The endurance check can be assisted by up to 2 other characters that are trained in HEAL, the DM should also assign modifiers as he sees fit. +2 modifier for keeping a clean wound, -2 penalty for being in filth, etc. Get as creative as you'd like.
If on the other hand he fails a death save, he receives an Injury. Injuries represent a wound that cannot be recovered. The character will not recover as many healing surges as saves he failed (injuries received). Fail one, don't recover one. Fail two, don't recover two. Of course, if you fail three in a row without a rest you will be dead so usually you will only lose 2, but if you fail 2 in combat 1, and fail 1 in combat 3, you will not recover 3 healing surges.
One day of FULL REST (no activity) replenishes all lost healing surges due to wounds or injuries.
This can get brutal rather quickly because the longer you adventure the greater the chance of getting dropped.
You can modify the system to be easier or harder as you see fit. Change the DC to moderate rather than hard to make it easier. Increase the number of checks to make it harder. Only make a check when you fail saves instead of when you get dropped to negative HP to make it easier. Have everyone that goes bloodied make moderate checks to go harder. Increase the number of days of FULL REST needed to fully recover to make harder. Tweak the system until you are satisfied.
I've used this system twice and it worked well for the desired intent, but as I mentioned one of the side effects is that your adventuring day can get much shorter the longer the characters adventure. So I use it very sparingly now, limiting its use to major battles.
Why won't you die? - Austin Powers
Some sadistic bastards will also want to include a way of "simulating" long term injuries. This was handled completely by DM fiat in previous edition, which would still be my preferred method if I was to do something like this. Unfortunately some need rules for everything so here you go. Fortunately for you RBDMs, 4e introduced a very good mechanic to use in these cases, diseases.

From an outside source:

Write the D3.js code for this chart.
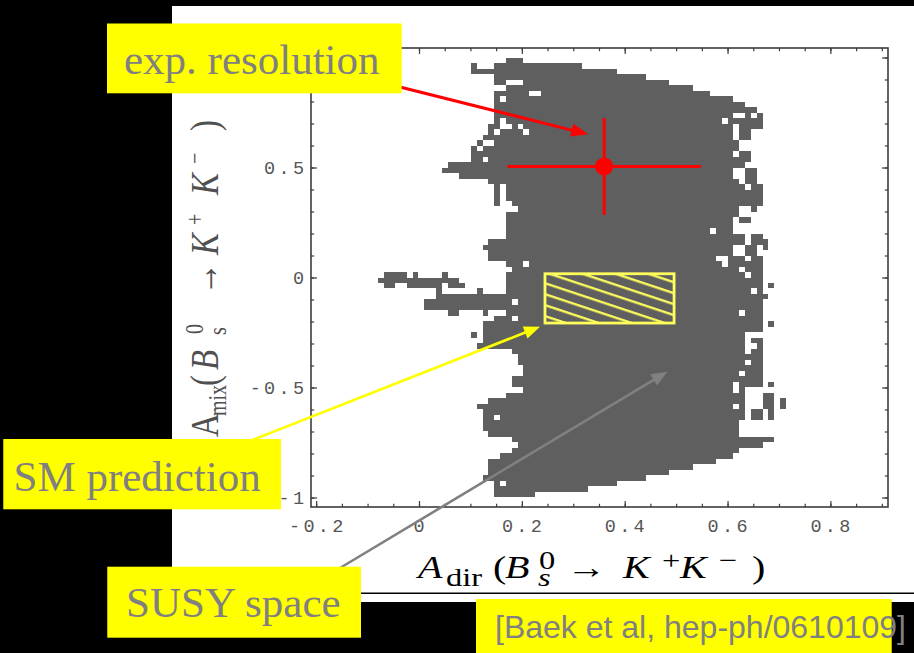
<!DOCTYPE html>
<html>
<head>
<meta charset="utf-8">
<script src="https://cdn.jsdelivr.net/npm/d3@7"></script>
<style>
  html, body { margin: 0; padding: 0; background: #000; overflow: hidden; }
  svg { display: block; }
</style>
</head>
<body>
<svg id="chart" width="914" height="653"></svg>
<script>
// ---------- data ----------
// axis ranges of the frame
const xDomain = [-0.21, 0.912];
const yDomain = [-1.0432, 1.0432];

// tick values
const xMajorTicks = [-0.2, 0, 0.2, 0.4, 0.6, 0.8];
const xTickLabels = ["-0.2", "0", "0.2", "0.4", "0.6", "0.8"];
const xMinorTicks = [-0.2, -0.15, -0.1, -0.05, 0, 0.05, 0.1, 0.15, 0.2, 0.25, 0.3, 0.35, 0.4, 0.45,
                     0.5, 0.55, 0.6, 0.65, 0.7, 0.75, 0.8, 0.85, 0.9];
const yMajorTicks = [-1, -0.5, 0, 0.5, 1];
const yLabelledTicks = [-1, -0.5, 0, 0.5];
const yTickLabels = ["-1", "-0.5", "0", "0.5"];
const yMinorTicks = [-1, -0.9, -0.8, -0.7, -0.6, -0.5, -0.4, -0.3, -0.2, -0.1, 0,
                     0.1, 0.2, 0.3, 0.4, 0.5, 0.6, 0.7, 0.8, 0.9, 1];

// scan grid of the allowed SUSY region: column c spans gridX0 + c*gridDX,
// row r spans gridY0 - r*gridDY (downwards)
const gridX0 = -0.0917;
const gridDX = 0.01134;
const gridY0 = 1.0;
const gridDY = 0.025;

// filled column runs [first, last] of every grid row
const susyRows = [
  [[23,25]],
  [[17,17],[21,35]],
  [[17,41]],
  [[21,46]],
  [[21,22],[26,50]],
  [[23,54]],
  [[21,26],[29,57]],
  [[21,21],[23,61]],
  [[21,63]],
  [[21,65]],
  [[21,61],[64,64],[66,66]],
  [[21,21],[23,59],[61,66]],
  [[20,21],[24,24],[26,61],[63,66]],
  [[20,20],[22,25],[27,61],[63,64]],
  [[19,61],[63,64]],
  [[18,18],[21,62]],
  [[17,17],[19,62]],
  [[17,61],[63,64]],
  [[17,18],[20,64]],
  [[13,63]],
  [[12,61],[64,65]],
  [[15,61],[64,65]],
  [[20,62],[64,65]],
  [[21,21],[23,63],[65,66]],
  [[21,21],[23,66]],
  [[21,21],[23,66]],
  [[21,21],[24,66]],
  [[25,62],[65,65]],
  [[23,62]],
  [[23,61],[63,64]],
  [[23,61]],
  [[23,57],[59,61]],
  [[23,63],[65,66]],
  [[20,63],[65,67]],
  [[19,61],[64,65],[67,67]],
  [[20,61],[64,65]],
  [[20,58],[61,63],[65,66]],
  [[23,25],[27,59],[61,66]],
  [[24,62],[64,66]],
  [[2,5],[7,7],[12,12],[23,63],[65,66]],
  [[1,14],[23,66]],
  [[2,3],[6,11],[13,15],[23,66],[68,68]],
  [[11,11],[18,18],[23,64],[66,66]],
  [[11,67]],
  [[9,23],[25,66]],
  [[9,66]],
  [[13,14],[19,19],[23,62],[64,66]],
  [[21,23],[25,66]],
  [[19,66],[68,68]],
  [[19,66]],
  [[17,17],[19,63]],
  [[19,63],[65,66]],
  [[18,63],[66,66]],
  [[24,63],[65,66]],
  [[25,66]],
  [[25,63],[65,66]],
  [[26,66]],
  [[26,62],[64,66]],
  [[24,66]],
  [[24,61],[63,66],[68,68]],
  [[26,61],[63,63]],
  [[23,63],[67,68]],
  [[20,63],[67,68],[70,70]],
  [[18,61],[63,63],[67,68],[70,70]],
  [[19,63],[65,66],[68,68]],
  [[19,20],[22,63],[65,66],[68,68]],
  [[19,62]],
  [[19,62]],
  [[20,62]],
  [[24,68]],
  [[25,66]],
  [[24,62]],
  [[22,61]],
  [[20,58]],
  [[20,54]],
  [[20,50]],
  [[19,46]],
  [[21,21],[23,41]],
  [[21,36]],
  [[21,27]]
];

// Standard Model prediction (A_dir range, A_mix range)
const smRangeX = [0.245, 0.496];
const smRangeY = [-0.207, 0.017];

// expected experimental resolution: central point and errors
const expPoint = [0.36, 0.505];
const expError = [0.188, 0.22];

// annotation arrow tips in data coordinates
const expArrowTip = [0.329, 0.651];
const smArrowTip = [0.2353, -0.2236];
const susyArrowTip = [0.483, -0.428];

// annotation texts
const labelTexts = ["exp. resolution", "SM prediction", "SUSY space"];
const citationText = "[Baek et al, hep-ph/0610109]";

// ---------- layout ----------
const W = 914, H = 653;
const frame = { left: 311, right: 888, top: 48, bottom: 507 };

const svg = d3.select("#chart");

const x = d3.scaleLinear().domain(xDomain).range([frame.left, frame.right]);
const y = d3.scaleLinear().domain(yDomain).range([frame.bottom, frame.top]);

// defs: diagonal hatch for the SM box
const defs = svg.append("defs");
const hatch = defs.append("pattern")
  .attr("id", "smHatch")
  .attr("patternUnits", "userSpaceOnUse")
  .attr("width", 24).attr("height", 10.4)
  .attr("patternTransform", "rotate(18.4)");
hatch.append("line")
  .attr("x1", -2).attr("x2", 26).attr("y1", 3.1).attr("y2", 3.1)
  .attr("stroke", "#ffff5c").attr("stroke-width", 2.3);

// page background: black with white slide panel
svg.append("rect").attr("width", W).attr("height", H).attr("fill", "#000");
svg.append("rect").attr("x", 172).attr("y", 6).attr("width", W - 172).attr("height", 596).attr("fill", "#fff");
svg.append("line").attr("x1", 172).attr("x2", W).attr("y1", 593.3).attr("y2", 593.3)
  .attr("stroke", "#000").attr("stroke-width", 1.4);

// ---------- SUSY region cells ----------
const cells = [];
susyRows.forEach((runs, r) => runs.forEach(([a, b]) => cells.push({ r, a, b })));

svg.append("g").attr("class", "susy-region")
  .selectAll("rect").data(cells).join("rect")
  .attr("x", d => x(gridX0 + d.a * gridDX))
  .attr("width", d => x(gridX0 + (d.b + 1) * gridDX) - x(gridX0 + d.a * gridDX))
  .attr("y", d => y(gridY0 - d.r * gridDY))
  .attr("height", d => y(gridY0 - (d.r + 1) * gridDY) - y(gridY0 - d.r * gridDY))
  .attr("fill", "#5f5f5f")
  .attr("shape-rendering", "crispEdges");

// ---------- SM prediction box ----------
const smG = svg.append("g").attr("class", "sm-box");
smG.append("rect")
  .attr("x", x(smRangeX[0])).attr("y", y(smRangeY[1]))
  .attr("width", x(smRangeX[1]) - x(smRangeX[0]))
  .attr("height", y(smRangeY[0]) - y(smRangeY[1]))
  .attr("fill", "url(#smHatch)")
  .attr("stroke", "#ffff5c").attr("stroke-width", 2.8);

// ---------- experimental resolution ----------
const expG = svg.append("g").attr("class", "exp-point");
expG.append("line")
  .attr("x1", x(expPoint[0] - expError[0])).attr("x2", x(expPoint[0] + expError[0]))
  .attr("y1", y(expPoint[1])).attr("y2", y(expPoint[1]))
  .attr("stroke", "#ff0000").attr("stroke-width", 3);
expG.append("line")
  .attr("x1", x(expPoint[0])).attr("x2", x(expPoint[0]))
  .attr("y1", y(expPoint[1] - expError[1])).attr("y2", y(expPoint[1] + expError[1]))
  .attr("stroke", "#ff0000").attr("stroke-width", 3);
expG.append("circle")
  .attr("cx", x(expPoint[0])).attr("cy", y(expPoint[1])).attr("r", 9)
  .attr("fill", "#ff0000");

// ---------- frame and ticks ----------
const axisColor = "#3c3c3c";
svg.append("rect")
  .attr("x", frame.left).attr("y", frame.top)
  .attr("width", frame.right - frame.left).attr("height", frame.bottom - frame.top)
  .attr("fill", "none").attr("stroke", axisColor).attr("stroke-width", 1.6);

function tickAxis(axisFn, values, size, transform) {
  const g = svg.append("g").attr("transform", transform)
    .call(axisFn.tickValues(values).tickSize(size).tickFormat(""));
  g.select(".domain").remove();
  g.selectAll(".tick line").attr("stroke", axisColor).attr("stroke-width", 1.2);
  return g;
}
// bottom / top: minor + major, pointing inwards
tickAxis(d3.axisBottom(x), xMinorTicks, -3.2, `translate(0,${frame.bottom})`);
tickAxis(d3.axisBottom(x), xMajorTicks, -6, `translate(0,${frame.bottom})`);
tickAxis(d3.axisTop(x), xMinorTicks, -3.2, `translate(0,${frame.top})`);
tickAxis(d3.axisTop(x), xMajorTicks, -6, `translate(0,${frame.top})`);
// left / right
tickAxis(d3.axisLeft(y), yMinorTicks, -3.2, `translate(${frame.left},0)`);
tickAxis(d3.axisLeft(y), yMajorTicks, -6, `translate(${frame.left},0)`);
tickAxis(d3.axisRight(y), yMinorTicks, -3.2, `translate(${frame.right},0)`);
tickAxis(d3.axisRight(y), yMajorTicks, -6, `translate(${frame.right},0)`);

// tick labels (spaced monospace)
const tickFont = { family: "'Liberation Mono', 'DejaVu Sans Mono', monospace", size: 18.5, spacing: 3.3, color: "#555" };
svg.append("g").attr("class", "x-tick-labels")
  .selectAll("text").data(xMajorTicks).join("text")
  .attr("x", d => x(d) + tickFont.spacing / 2)
  .attr("y", 532)
  .attr("text-anchor", "middle")
  .style("font-family", tickFont.family).style("font-size", tickFont.size + "px")
  .style("letter-spacing", tickFont.spacing + "px")
  .attr("fill", tickFont.color)
  .text((d, i) => xTickLabels[i]);
svg.append("g").attr("class", "y-tick-labels")
  .selectAll("text").data(yLabelledTicks).join("text")
  .attr("x", frame.left - 7 + tickFont.spacing)
  .attr("y", d => y(d) + 6.5)
  .attr("text-anchor", "end")
  .style("font-family", tickFont.family).style("font-size", tickFont.size + "px")
  .style("letter-spacing", tickFont.spacing + "px")
  .attr("fill", tickFont.color)
  .text((d, i) => yTickLabels[i]);

// ---------- axis titles (math-style pieces placed along the baseline) ----------
function mathLabel(parent, pieces, o) {
  const g = parent.append("g").attr("transform", `translate(${o.x},${o.y}) rotate(${o.rotate || 0})`);
  pieces.forEach(p => {
    const small = p.sub || p.sup;
    const dy = p.sub ? o.subShift : p.sup ? -o.supShift : 0;
    g.append("text")
      .attr("transform", `translate(${p.at},${dy}) scale(${o.stretch},1)`)
      .style("font-family", o.family)
      .style("font-size", (small ? o.small : o.size) + "px")
      .style("font-style", p.it ? "italic" : "normal")
      .attr("fill", o.color)
      .text(p.t);
  });
  return g;
}

const xTitle = [
  { t: "A", it: true, at: 0 }, { t: "dir", sub: true, at: 28 }, { t: "(", at: 75 },
  { t: "B", it: true, at: 87 }, { t: "s", sub: true, it: true, at: 120 }, { t: "0", sup: true, at: 121 },
  { t: "\u2192", at: 148 },
  { t: "K", it: true, at: 205 }, { t: "+", sup: true, at: 244 }, { t: "K", it: true, at: 262 },
  { t: "\u2212", sup: true, at: 301 }, { t: ")", at: 334 }
];
mathLabel(svg, xTitle, {
  x: 418, y: 578, size: 32, small: 26, subShift: 8, supShift: 9, stretch: 1.25,
  family: "'Liberation Serif', 'DejaVu Serif', serif", color: "#000"
});

const yTitle = [
  { t: "A", at: 0 }, { t: "mix", sub: true, at: 21 }, { t: "(", at: 51 },
  { t: "B", it: true, at: 67 }, { t: "s", sub: true, at: 102 }, { t: "0", sup: true, at: 103 },
  { t: "\u2192", at: 142 },
  { t: "K", it: true, at: 182 }, { t: "+", sup: true, at: 212 }, { t: "K", it: true, at: 242 },
  { t: "\u2212", sup: true, at: 273 }, { t: ")", at: 306 }
];
mathLabel(svg, yTitle, {
  x: 218, y: 437, rotate: -90, size: 41, small: 25, subShift: 8, supShift: 15, stretch: 0.8,
  family: "'Liberation Serif', 'DejaVu Serif', serif", color: "#505050"
});

// ---------- annotation arrows ----------
function arrow(from, tipData, color, width, headLen, headHalf) {
  const tx = x(tipData[0]), ty = y(tipData[1]);
  const ang = Math.atan2(ty - from[1], tx - from[0]);
  const bx = tx - headLen * Math.cos(ang), by = ty - headLen * Math.sin(ang);
  const g = svg.append("g");
  g.append("line")
    .attr("x1", from[0]).attr("y1", from[1]).attr("x2", bx + 2 * Math.cos(ang)).attr("y2", by + 2 * Math.sin(ang))
    .attr("stroke", color).attr("stroke-width", width);
  const nx = -Math.sin(ang), ny = Math.cos(ang);
  g.append("path")
    .attr("d", `M${tx},${ty}L${bx + nx * headHalf},${by + ny * headHalf}L${bx - nx * headHalf},${by - ny * headHalf}Z`)
    .attr("fill", color);
}
arrow([380, 82], expArrowTip, "#ff0000", 3, 17, 6.5);
arrow([245, 443], smArrowTip, "#ffff00", 2.6, 16, 6.5);
arrow([340, 568], susyArrowTip, "#808080", 2.6, 16, 6.5);

// ---------- label boxes ----------
const boxFont = "'Liberation Serif', 'Times New Roman', serif";
const boxes = [
  { x: 107, y: 23.5, w: 294.7, h: 69.8, tx: 124, ty: 74, text: labelTexts[0] },
  { x: 3.3, y: 439, w: 277.7, h: 70.3, tx: 13.5, ty: 491, text: labelTexts[1] },
  { x: 107.3, y: 566.7, w: 253.7, h: 71, tx: 126, ty: 616.7, text: labelTexts[2] }
];
const boxG = svg.append("g").attr("class", "labels");
boxes.forEach(b => {
  boxG.append("rect").attr("x", b.x).attr("y", b.y).attr("width", b.w).attr("height", b.h).attr("fill", "#ffff00");
  boxG.append("text").attr("x", b.tx).attr("y", b.ty)
    .style("font-family", boxFont).style("font-size", "43px")
    .attr("fill", "#808080").text(b.text);
});

// citation
svg.append("rect").attr("x", 476).attr("y", 599).attr("width", 415.7).attr("height", 54).attr("fill", "#ffff00");
svg.append("text").attr("x", 495).attr("y", 638)
  .style("font-family", "'Liberation Sans', Arial, sans-serif").style("font-size", "32px")
  .attr("fill", "#808080").text(citationText);
</script>
</body>
</html>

The following system presents a way to represent long term injuries, such as broken limbs, dislocated shoulders, broken ribs, concussions and worse. I will present 3 entries and include a document you can use to expand this for your own sadistic campaign.
LONG TERM INJURY
When a creature is exposed to an Injury as described in the RBDM manual they risk a long term injury. Injuries of this type work exactly as diseases see DMG pg.49. One thing you might want to do is to have everyone cured after 4 weeks of rest. Why 4 weeks? Because that is what 1e did and I'd like my system to be at least as arbitrary as that one.
Example Long Term Injuries
I have presented in this series several ways to tweak the system to represent short term, and long term lasting injuries. Sometimes you want to pull the stops and go full hog with things like this, I'd advise against it. As a matter of fact I'd go very easy with any of this system. Even though you might want to challenge your characters, any system that inherently screws with the characters chances of defeating encounters will eventually become a drag on the game. Think carefully about the repercussions, long term injuries are simply designed to sideline the characters. I'm sure that most of your players would rather have their characters immersed in the action than spending time on bed rest.